▶ _Goal of the exercise_: Without the images, write out the whole listing exactly.

————————

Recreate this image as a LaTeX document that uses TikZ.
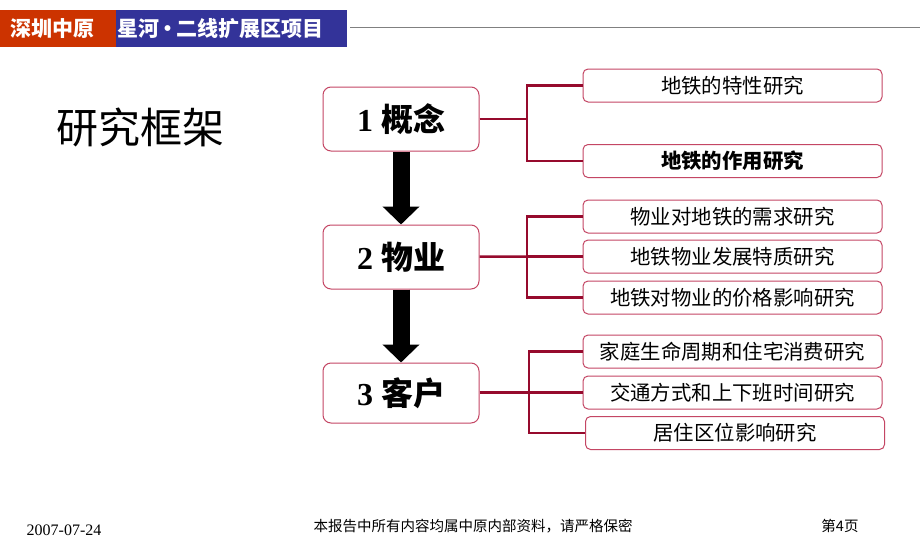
\documentclass[tikz,border=0pt]{standalone}
\usepackage{fontspec}
\setmainfont{Liberation Serif}
\newfontfamily\cjk{Noto Sans CJK SC}
\usepackage{tikz}
\usetikzlibrary{arrows.meta}
\definecolor{HeadRed}{RGB}{204,51,0}
\definecolor{HeadBlue}{RGB}{51,51,153}
\definecolor{LinkRed}{RGB}{150,10,45}
\definecolor{BoxRed}{RGB}{196,70,100}
\tikzset{
  stage/.style={draw=BoxRed, line width=1pt, rounded corners=8pt, minimum width=156pt, minimum height=64pt, font=\fontsize{32}{36}\selectfont\bfseries},
  topic/.style={draw=BoxRed, line width=1pt, rounded corners=5pt, minimum width=299pt, minimum height=33pt, inner sep=0pt, font=\fontsize{20.4}{24}\selectfont\cjk},
  link/.style={draw=LinkRed, line width=2.5pt},
  flow/.style={draw=black, line width=17pt, -{Triangle[width=36pt, length=18pt]}},
  headtext/.style={white, anchor=west, inner sep=0pt, font=\fontsize{21}{24}\selectfont\cjk\bfseries},
  foot/.style={black, inner sep=0pt, font=\fontsize{14.5}{16}\selectfont\cjk}
}
\begin{document}
\begin{tikzpicture}[x=1pt, y=-1pt]
  \useasboundingbox[fill=white] (0,0) rectangle (920,546);
  % header bar
  \fill[HeadRed] (0,10) rectangle (116,47);
  \fill[HeadBlue] (116,10) rectangle (347,47);
  \draw[gray, line width=1pt] (350,27) -- (920,27);
  \node[headtext] (brand) at (10,28.5) {深圳中原};
  \node[headtext] (project) at (117,28.5) {星河{\kern-2pt}·{\kern-2pt}二线扩展区项目};
  \node[anchor=center, inner sep=0pt, font=\fontsize{42}{46}\selectfont\cjk] (title) at (140,127) {研究框架};
  % stages
  \node[stage] (concept) at (401,119) {1 {\cjk 概念}};
  \node[stage] (estate) at (401,257) {2 {\cjk 物业}};
  \node[stage, minimum height=60pt] (client) at (401,393) {3 {\cjk 客户}};
  \draw[flow] (concept) -- (estate);
  \draw[flow] (estate) -- (client);
  % topics
  \node[topic] (subA) at (732.5,85.5) {地铁的特性研究};
  \node[topic, font=\fontsize{20.4}{24}\selectfont\cjk\bfseries] (subB) at (732.5,161) {地铁的作用研究};
  \node[topic] (subC) at (732.5,216.5) {物业对地铁的需求研究};
  \node[topic] (subD) at (732.5,256.5) {地铁物业发展特质研究};
  \node[topic] (subE) at (732.5,297.5) {地铁对物业的价格影响研究};
  \node[topic] (subF) at (732.5,351.5) {家庭生命周期和住宅消费研究};
  \node[topic] (subG) at (732.5,392.5) {交通方式和上下班时间研究};
  \node[topic] (subH) at (735,433) {居住区位影响研究};
  \coordinate (forkA) at (527,119);
  \coordinate (forkB) at (527,256.5);
  \coordinate (forkC) at (529,392.5);
  \draw[link] (concept) -- (forkA);
  \draw[link] (forkA) |- (subA);
  \draw[link] (forkA) |- (subB);
  \draw[link] (estate) -- (forkB);
  \draw[link] (forkB) |- (subC);
  \draw[link] (forkB) -- (subD);
  \draw[link] (forkB) |- (subE);
  \draw[link] (client.east |- forkC) -- (forkC);
  \draw[link] (forkC) |- (subF);
  \draw[link] (forkC) -- (subG);
  \draw[link] (forkC) |- (subH);
  % footer
  \node[foot, font=\fontsize{16}{18}\selectfont] (date) at (64,530) {2007-07-24};
  \node[foot] (note) at (473,526) {本报告中所有内容均属中原内部资料，请严格保密};
  \node[foot] (page) at (840,526) {第4页};
\end{tikzpicture}
\end{document}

————————

▶ _The result_:
Recreate this image as a LaTeX document that uses TikZ.
\documentclass[tikz,border=0pt]{standalone}
\usepackage{fontspec}
\setmainfont{Liberation Serif}
\newfontfamily\cjk{Noto Sans CJK SC}
\usepackage{tikz}
\usetikzlibrary{arrows.meta}
\definecolor{HeadRed}{RGB}{204,51,0}
\definecolor{HeadBlue}{RGB}{51,51,153}
\definecolor{LinkRed}{RGB}{150,10,45}
\definecolor{BoxRed}{RGB}{196,70,100}
\tikzset{
  stage/.style={draw=BoxRed, line width=1pt, rounded corners=8pt, minimum width=156pt, minimum height=64pt, font=\fontsize{32}{36}\selectfont\bfseries},
  topic/.style={draw=BoxRed, line width=1pt, rounded corners=5pt, minimum width=299pt, minimum height=33pt, inner sep=0pt, font=\fontsize{20.4}{24}\selectfont\cjk},
  link/.style={draw=LinkRed, line width=2.5pt},
  flow/.style={draw=black, line width=17pt, -{Triangle[width=36pt, length=18pt]}},
  headtext/.style={white, anchor=west, inner sep=0pt, font=\fontsize{21}{24}\selectfont\cjk\bfseries},
  foot/.style={black, inner sep=0pt, font=\fontsize{14.5}{16}\selectfont\cjk}
}
\begin{document}
\begin{tikzpicture}[x=1pt, y=-1pt]
  \useasboundingbox[fill=white] (0,0) rectangle (920,546);
  % header bar
  \fill[HeadRed] (0,10) rectangle (116,47);
  \fill[HeadBlue] (116,10) rectangle (347,47);
  \draw[gray, line width=1pt] (350,27) -- (920,27);
  \node[headtext] (brand) at (10,28.5) {深圳中原};
  \node[headtext] (project) at (117,28.5) {星河{\kern-2pt}·{\kern-2pt}二线扩展区项目};
  \node[anchor=center, inner sep=0pt, font=\fontsize{42}{46}\selectfont\cjk] (title) at (140,127) {研究框架};
  % stages
  \node[stage] (concept) at (401,119) {1 {\cjk 概念}};
  \node[stage] (estate) at (401,257) {2 {\cjk 物业}};
  \node[stage, minimum height=60pt] (client) at (401,393) {3 {\cjk 客户}};
  \draw[flow] (concept) -- (estate);
  \draw[flow] (estate) -- (client);
  % topics
  \node[topic] (subA) at (732.5,85.5) {地铁的特性研究};
  \node[topic, font=\fontsize{20.4}{24}\selectfont\cjk\bfseries] (subB) at (732.5,161) {地铁的作用研究};
  \node[topic] (subC) at (732.5,216.5) {物业对地铁的需求研究};
  \node[topic] (subD) at (732.5,256.5) {地铁物业发展特质研究};
  \node[topic] (subE) at (732.5,297.5) {地铁对物业的价格影响研究};
  \node[topic] (subF) at (732.5,351.5) {家庭生命周期和住宅消费研究};
  \node[topic] (subG) at (732.5,392.5) {交通方式和上下班时间研究};
  \node[topic] (subH) at (735,433) {居住区位影响研究};
  \coordinate (forkA) at (527,119);
  \coordinate (forkB) at (527,256.5);
  \coordinate (forkC) at (529,392.5);
  \draw[link] (concept) -- (forkA);
  \draw[link] (forkA) |- (subA);
  \draw[link] (forkA) |- (subB);
  \draw[link] (estate) -- (forkB);
  \draw[link] (forkB) |- (subC);
  \draw[link] (forkB) -- (subD);
  \draw[link] (forkB) |- (subE);
  \draw[link] (client.east |- forkC) -- (forkC);
  \draw[link] (forkC) |- (subF);
  \draw[link] (forkC) -- (subG);
  \draw[link] (forkC) |- (subH);
  % footer
  \node[foot, font=\fontsize{16}{18}\selectfont] (date) at (64,530) {2007-07-24};
  \node[foot] (note) at (473,526) {本报告中所有内容均属中原内部资料，请严格保密};
  \node[foot] (page) at (840,526) {第4页};
\end{tikzpicture}
\end{document}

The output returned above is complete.